The Data Preparation Flow

The data preparation process on the AI & Analytics Engine follows this structure:

  1. Upload a dataset to a project on the AI & Analytics Engine platform (the Engine)
  2. Create a new recipe tied to the dataset
  3. Confirm/edit the recommended schema
  4. Repeat the following until there are no more recommendations/you are satisfied:
    1. View insights and recommendations from the Engine
    2. Choose from the recommended actions and add manual actions
    3. Commit the actions to produce a new temporary dataset; the committed actions will be added to the recipe
  5. Finalize the recipe which will compile the committed actions into a reproducible data processing pipeline
  6. The processed dataset as a result of applying the recipe will become available for building machine learning models
  7. Reuse the recipe to conveniently prepare new incoming data for prediction

Note: only the dataset created at the step of recipe finalization can be accessed. All other datasets created from intermediate steps are temporary and non-accessible.

Data Preparation via API

We can interact with the AI & Analytics Engine via Python

Initialize

As usual, we import the SDK. Additionally, you will need to include the code in the Code for data preparation page in a file to be imported as aia_util

from aiaengine import api
import aia_util

We then establish a connection to the server via a client

client = api.Client()

# path to the file you wish to upload
data_file = "german_credit.csv"

The client will be used extensively in future steps.

Obtain Project ID

In order to add a dataset to the platform we need to first nominate the project to which the data should belong. A project is uniquely identified by its project ID which is different to the project name. We can find the project ID by searching for project name using the below

project_name_to_search_for = "Project 1"
project_id = aia_util.search_project_by_name(client, project_name_to_search_for)

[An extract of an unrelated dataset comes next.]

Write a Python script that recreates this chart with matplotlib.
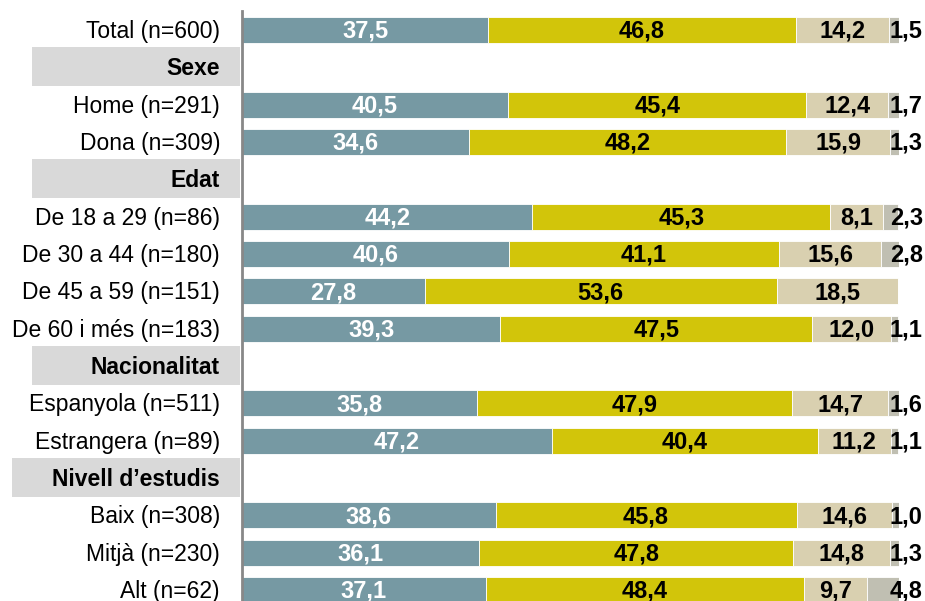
import matplotlib
matplotlib.use("Agg")
import matplotlib.pyplot as plt
from matplotlib.patches import Rectangle
import numpy as np

plt.rcParams['font.family'] = ['Liberation Sans', 'DejaVu Sans']

labels = ["Total (n=600)", "Sexe", "Home (n=291)", "Dona (n=309)", "Edat",
          "De 18 a 29 (n=86)", "De 30 a 44 (n=180)", "De 45 a 59 (n=151)",
          "De 60 i més (n=183)", "Nacionalitat", "Espanyola (n=511)",
          "Estrangera (n=89)", "Nivell d\u2019estudis", "Baix (n=308)",
          "Mitjà (n=230)", "Alt (n=62)"]
is_header = [False, True, False, False, True, False, False, False, False,
             True, False, False, True, False, False, False]

# values for data rows only (in order of non-header labels)
s1 = [37.5, 40.5, 34.6, 44.2, 40.6, 27.8, 39.3, 35.8, 47.2, 38.6, 36.1, 37.1]
s2 = [46.8, 45.4, 48.2, 45.3, 41.1, 53.6, 47.5, 47.9, 40.4, 45.8, 47.8, 48.4]
s3 = [14.2, 12.4, 15.9, 8.1, 15.6, 18.5, 12.0, 14.7, 11.2, 14.6, 14.8, 9.7]
s4 = [1.5, 1.7, 1.3, 2.3, 2.8, 0.0, 1.1, 1.6, 1.1, 1.0, 1.3, 4.8]

colors = ["#7699A3", "#D2C50A", "#D9D0B0", "#C0BFB2"]
text_colors = ["white", "black", "black", "black"]

W, H = 925, 601
fig = plt.figure(figsize=(W / 100, H / 100), dpi=100)
row_px = 37.33
top_px = 11.3
n = len(labels)
ax_h_px = row_px * n
left_px = 242.0
right_px = 899.0
ax = fig.add_axes([left_px / W, 1 - (top_px + ax_h_px) / H,
                   (right_px - left_px) / W, ax_h_px / H])
ax.set_xlim(0, 100)
ax.set_ylim(n - 0.5, -0.5)

data_rows = [i for i, h in enumerate(is_header) if not h]
y = np.array(data_rows, dtype=float)
series = [np.array(s1), np.array(s2), np.array(s3), np.array(s4)]
left = np.zeros(len(y))
fs = 16.5
vfs = 17
dy = 0.04
for k, vals in enumerate(series):
    ax.barh(y, vals, left=left, height=0.7, color=colors[k],
            edgecolor="white", linewidth=0.6)
    for yi, l, v in zip(y, left, vals):
        if v <= 0:
            continue
        txt = f"{v:.1f}".replace(".", ",")
        if k == 3:
            xpos = 101.1
        else:
            xpos = l + v / 2
        ax.text(xpos, yi + dy, txt, ha="center", va="center", fontsize=vfs,
                fontweight="bold", color=text_colors[k], clip_on=False)
    left = left + vals

# category labels and header boxes
px_per_unit = (right_px - left_px) / 100
label_x = (220 - left_px) / px_per_unit
for i, (lab, h) in enumerate(zip(labels, is_header)):
    if h:
        bx0 = (12 if "Nivell" in lab else 32)
        x0 = (bx0 - left_px) / px_per_unit
        x1 = (240 - left_px) / px_per_unit
        ax.add_patch(Rectangle((x0, i - 0.54), x1 - x0, 1.05,
                               facecolor="#D9D9D9", edgecolor="none",
                               clip_on=False, zorder=0))
        ax.text(label_x, i + dy, lab, ha="right", va="center", fontsize=fs,
                fontweight="bold", color="black", clip_on=False)
    else:
        ax.text(label_x, i + dy, lab, ha="right", va="center", fontsize=fs,
                color="black", clip_on=False)

for sp in ["top", "right", "bottom"]:
    ax.spines[sp].set_visible(False)
ax.spines["left"].set_color("#888888")
ax.spines["left"].set_linewidth(2.0)
ax.set_xticks([])
ax.set_yticks([])
ax.patch.set_alpha(0)

fig.savefig("out.png", dpi=100)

Uploading Data to the platform

We can upload a dataset to the Engine using create_dataset

from datetime import datetime
time_stamp = datetime.now().strftime("%Y-%m-%d-%H-%M-%S")

new_dataset = aia_util.upload_data(client,
                              project_id=project_id,
                              name='German Credit ' + time_stamp,
                              description="",
                              path=data_file)


dataset_id = new_dataset.id

Create a recipe

We can create a recipe as below

recipe_obj = aia_util.create_new_recipe(
    client,
    dataset_id,
    target_col = "default_n24m",
    name = "Process German Credit Data",
    description = "Creating a Data Preparation Recipe/Pipeline"
)
print(recipe_obj)

Get Insights

We can ask the platform for insights

# get list of recommended actions of the first iteration
recommended_actions = aia_util.get_insights(client, recipe_obj)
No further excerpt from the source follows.